==== Provided records ====

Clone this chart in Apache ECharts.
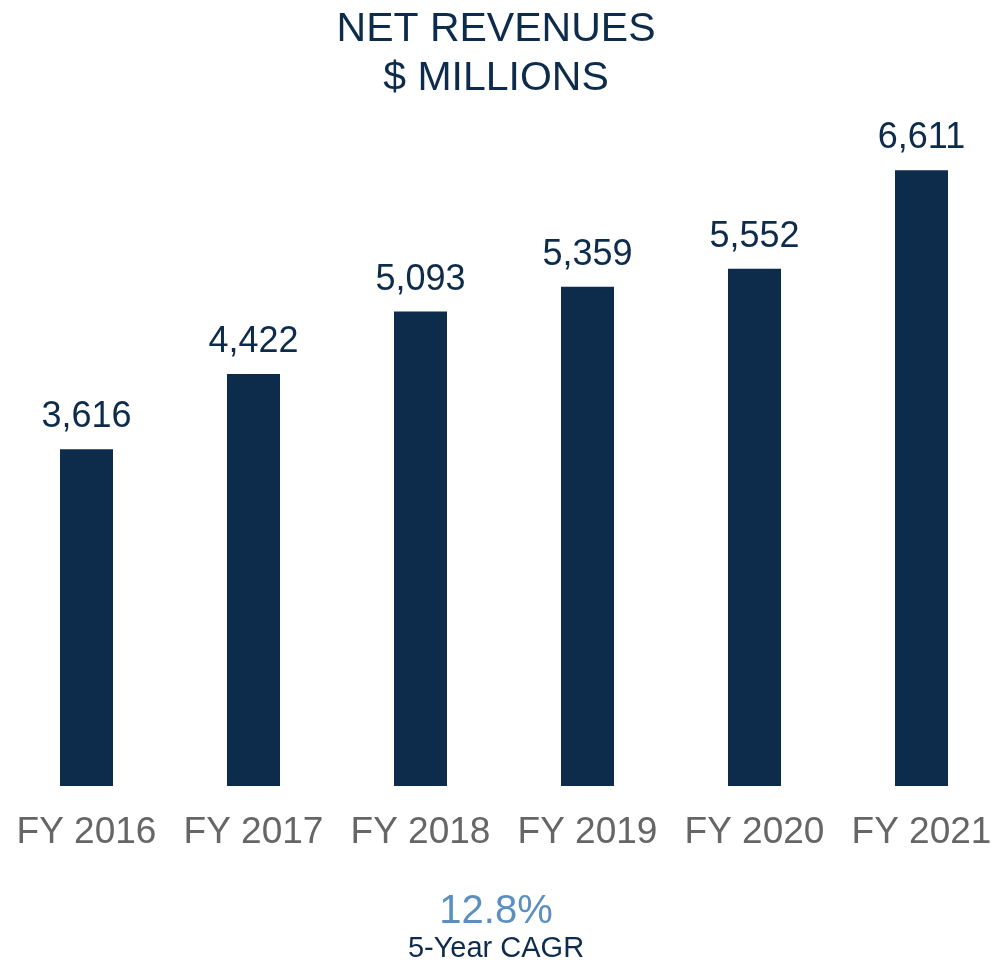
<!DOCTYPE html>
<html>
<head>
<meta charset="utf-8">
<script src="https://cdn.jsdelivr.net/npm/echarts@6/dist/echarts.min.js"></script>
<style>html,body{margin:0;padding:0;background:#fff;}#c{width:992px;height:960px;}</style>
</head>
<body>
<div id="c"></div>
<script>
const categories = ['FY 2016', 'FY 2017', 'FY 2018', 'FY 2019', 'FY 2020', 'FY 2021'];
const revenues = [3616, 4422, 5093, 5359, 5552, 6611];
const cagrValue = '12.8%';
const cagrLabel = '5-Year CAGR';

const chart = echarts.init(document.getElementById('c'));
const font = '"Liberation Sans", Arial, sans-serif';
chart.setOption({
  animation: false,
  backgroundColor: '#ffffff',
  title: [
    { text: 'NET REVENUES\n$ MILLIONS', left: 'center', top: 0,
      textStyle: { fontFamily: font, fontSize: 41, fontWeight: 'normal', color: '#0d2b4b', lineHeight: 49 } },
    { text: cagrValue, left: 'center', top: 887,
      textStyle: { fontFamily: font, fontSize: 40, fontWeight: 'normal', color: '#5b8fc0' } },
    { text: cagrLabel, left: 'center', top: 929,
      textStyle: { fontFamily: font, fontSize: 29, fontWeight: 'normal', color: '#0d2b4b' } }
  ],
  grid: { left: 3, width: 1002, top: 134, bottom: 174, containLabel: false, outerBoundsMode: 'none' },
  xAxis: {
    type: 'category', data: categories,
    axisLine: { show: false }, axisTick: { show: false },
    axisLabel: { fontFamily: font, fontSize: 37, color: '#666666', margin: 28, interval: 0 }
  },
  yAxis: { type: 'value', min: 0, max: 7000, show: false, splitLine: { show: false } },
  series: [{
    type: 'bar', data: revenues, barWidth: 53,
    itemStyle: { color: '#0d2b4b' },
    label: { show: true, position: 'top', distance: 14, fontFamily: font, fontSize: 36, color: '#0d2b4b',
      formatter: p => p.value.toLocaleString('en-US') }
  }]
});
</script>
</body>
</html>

====
==== Provided records ====

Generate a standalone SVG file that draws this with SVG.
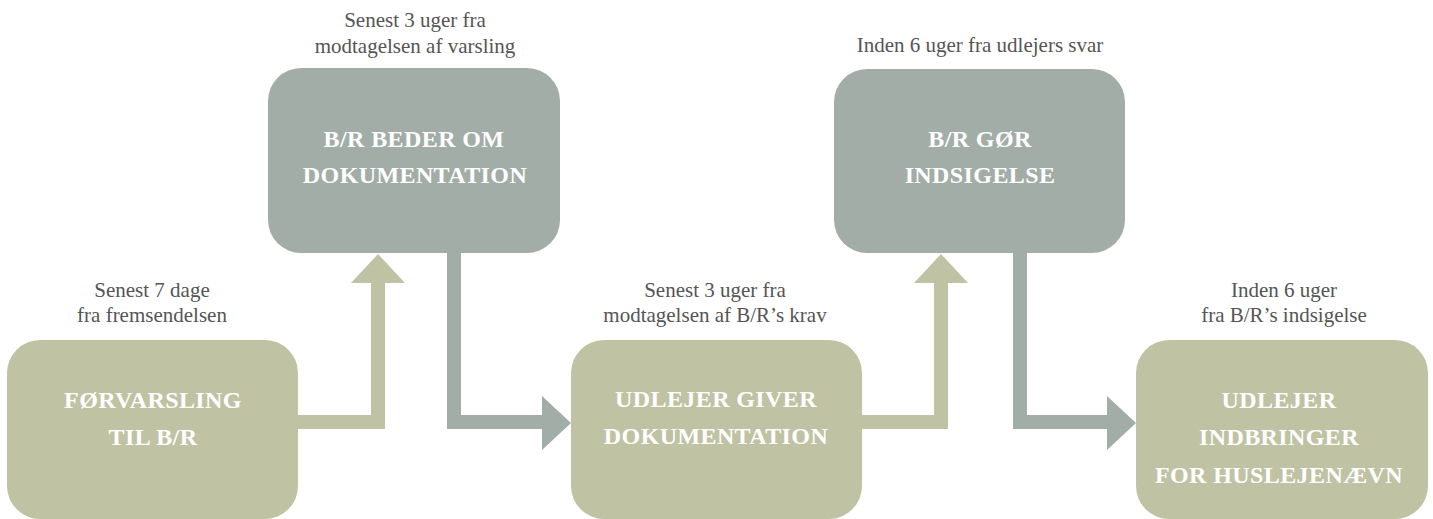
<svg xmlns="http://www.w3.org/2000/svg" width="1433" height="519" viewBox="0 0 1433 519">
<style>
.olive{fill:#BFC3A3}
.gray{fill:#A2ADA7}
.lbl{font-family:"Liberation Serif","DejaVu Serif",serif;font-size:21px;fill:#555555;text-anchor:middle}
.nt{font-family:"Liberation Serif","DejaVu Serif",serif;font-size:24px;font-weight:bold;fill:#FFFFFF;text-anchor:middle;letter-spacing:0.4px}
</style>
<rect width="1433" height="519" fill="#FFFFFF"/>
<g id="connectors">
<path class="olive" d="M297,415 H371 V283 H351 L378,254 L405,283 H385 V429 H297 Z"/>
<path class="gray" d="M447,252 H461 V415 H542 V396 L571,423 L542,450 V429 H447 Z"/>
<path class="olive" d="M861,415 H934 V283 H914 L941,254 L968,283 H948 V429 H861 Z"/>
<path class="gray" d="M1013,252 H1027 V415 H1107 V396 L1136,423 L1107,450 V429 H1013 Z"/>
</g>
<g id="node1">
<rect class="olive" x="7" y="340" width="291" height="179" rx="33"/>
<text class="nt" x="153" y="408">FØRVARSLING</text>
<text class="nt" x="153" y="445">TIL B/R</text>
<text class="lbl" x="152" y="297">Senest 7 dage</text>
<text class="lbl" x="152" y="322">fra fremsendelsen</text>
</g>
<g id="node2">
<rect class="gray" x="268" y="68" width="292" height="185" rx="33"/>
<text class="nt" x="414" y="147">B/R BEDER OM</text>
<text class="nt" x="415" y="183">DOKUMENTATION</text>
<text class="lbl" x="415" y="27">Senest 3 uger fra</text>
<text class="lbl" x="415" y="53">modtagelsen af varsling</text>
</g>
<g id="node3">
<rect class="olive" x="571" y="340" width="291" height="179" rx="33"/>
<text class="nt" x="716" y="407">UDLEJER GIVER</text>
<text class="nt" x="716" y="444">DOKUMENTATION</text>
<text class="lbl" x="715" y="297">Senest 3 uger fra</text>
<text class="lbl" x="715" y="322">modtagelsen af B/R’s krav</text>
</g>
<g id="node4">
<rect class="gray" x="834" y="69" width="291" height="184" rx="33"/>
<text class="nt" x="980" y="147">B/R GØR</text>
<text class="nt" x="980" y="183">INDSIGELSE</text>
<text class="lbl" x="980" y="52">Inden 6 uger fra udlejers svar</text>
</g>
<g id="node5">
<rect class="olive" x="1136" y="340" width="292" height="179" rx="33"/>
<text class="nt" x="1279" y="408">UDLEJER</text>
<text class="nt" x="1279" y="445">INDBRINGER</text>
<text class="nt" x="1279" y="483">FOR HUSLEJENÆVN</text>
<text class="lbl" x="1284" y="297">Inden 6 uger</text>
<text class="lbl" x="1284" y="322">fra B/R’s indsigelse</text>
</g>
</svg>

====
==== Provided records ====

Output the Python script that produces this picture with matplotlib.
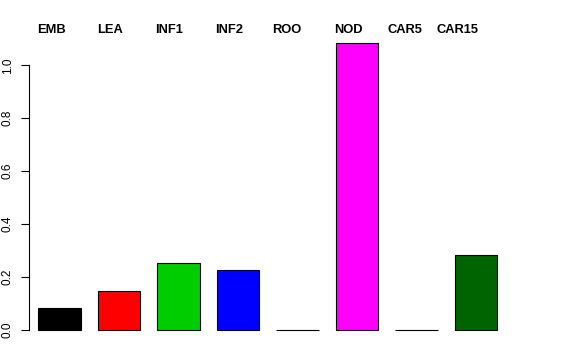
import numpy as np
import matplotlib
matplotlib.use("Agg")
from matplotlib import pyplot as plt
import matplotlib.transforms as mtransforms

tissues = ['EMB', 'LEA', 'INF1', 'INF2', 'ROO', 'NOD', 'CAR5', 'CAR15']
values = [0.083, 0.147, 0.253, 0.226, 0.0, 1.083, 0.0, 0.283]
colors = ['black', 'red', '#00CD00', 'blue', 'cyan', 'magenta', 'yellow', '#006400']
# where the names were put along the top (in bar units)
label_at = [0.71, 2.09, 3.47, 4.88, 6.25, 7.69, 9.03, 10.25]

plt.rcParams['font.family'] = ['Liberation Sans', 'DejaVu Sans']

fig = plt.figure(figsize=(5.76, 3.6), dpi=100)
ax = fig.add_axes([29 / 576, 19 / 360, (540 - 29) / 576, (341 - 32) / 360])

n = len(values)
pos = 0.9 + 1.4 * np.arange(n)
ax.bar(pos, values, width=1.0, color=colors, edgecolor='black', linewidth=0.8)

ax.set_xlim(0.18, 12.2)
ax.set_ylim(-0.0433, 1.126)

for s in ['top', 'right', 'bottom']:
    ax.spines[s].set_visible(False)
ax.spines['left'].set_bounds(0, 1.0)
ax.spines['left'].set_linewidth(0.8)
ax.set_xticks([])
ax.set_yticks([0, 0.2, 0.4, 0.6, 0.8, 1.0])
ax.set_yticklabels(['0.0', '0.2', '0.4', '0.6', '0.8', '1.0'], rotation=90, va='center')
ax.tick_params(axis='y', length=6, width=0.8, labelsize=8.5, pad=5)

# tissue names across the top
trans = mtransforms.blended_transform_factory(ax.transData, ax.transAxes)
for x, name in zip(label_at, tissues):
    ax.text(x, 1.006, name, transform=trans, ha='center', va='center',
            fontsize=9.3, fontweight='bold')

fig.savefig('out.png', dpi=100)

====

◆ What to do
Starting at the line containing "Clone this chart in Apache ECharts." and stopping after the line containing "const cagrLabel = '5-Year CAGR';", give the lines again exactly and leave out every image.

◆ Correct output
Clone this chart in Apache ECharts.
<!DOCTYPE html>
<html>
<head>
<meta charset="utf-8">
<script src="https://cdn.jsdelivr.net/npm/echarts@6/dist/echarts.min.js"></script>
<style>html,body{margin:0;padding:0;background:#fff;}#c{width:992px;height:960px;}</style>
</head>
<body>
<div id="c"></div>
<script>
const categories = ['FY 2016', 'FY 2017', 'FY 2018', 'FY 2019', 'FY 2020', 'FY 2021'];
const revenues = [3616, 4422, 5093, 5359, 5552, 6611];
const cagrValue = '12.8%';
const cagrLabel = '5-Year CAGR';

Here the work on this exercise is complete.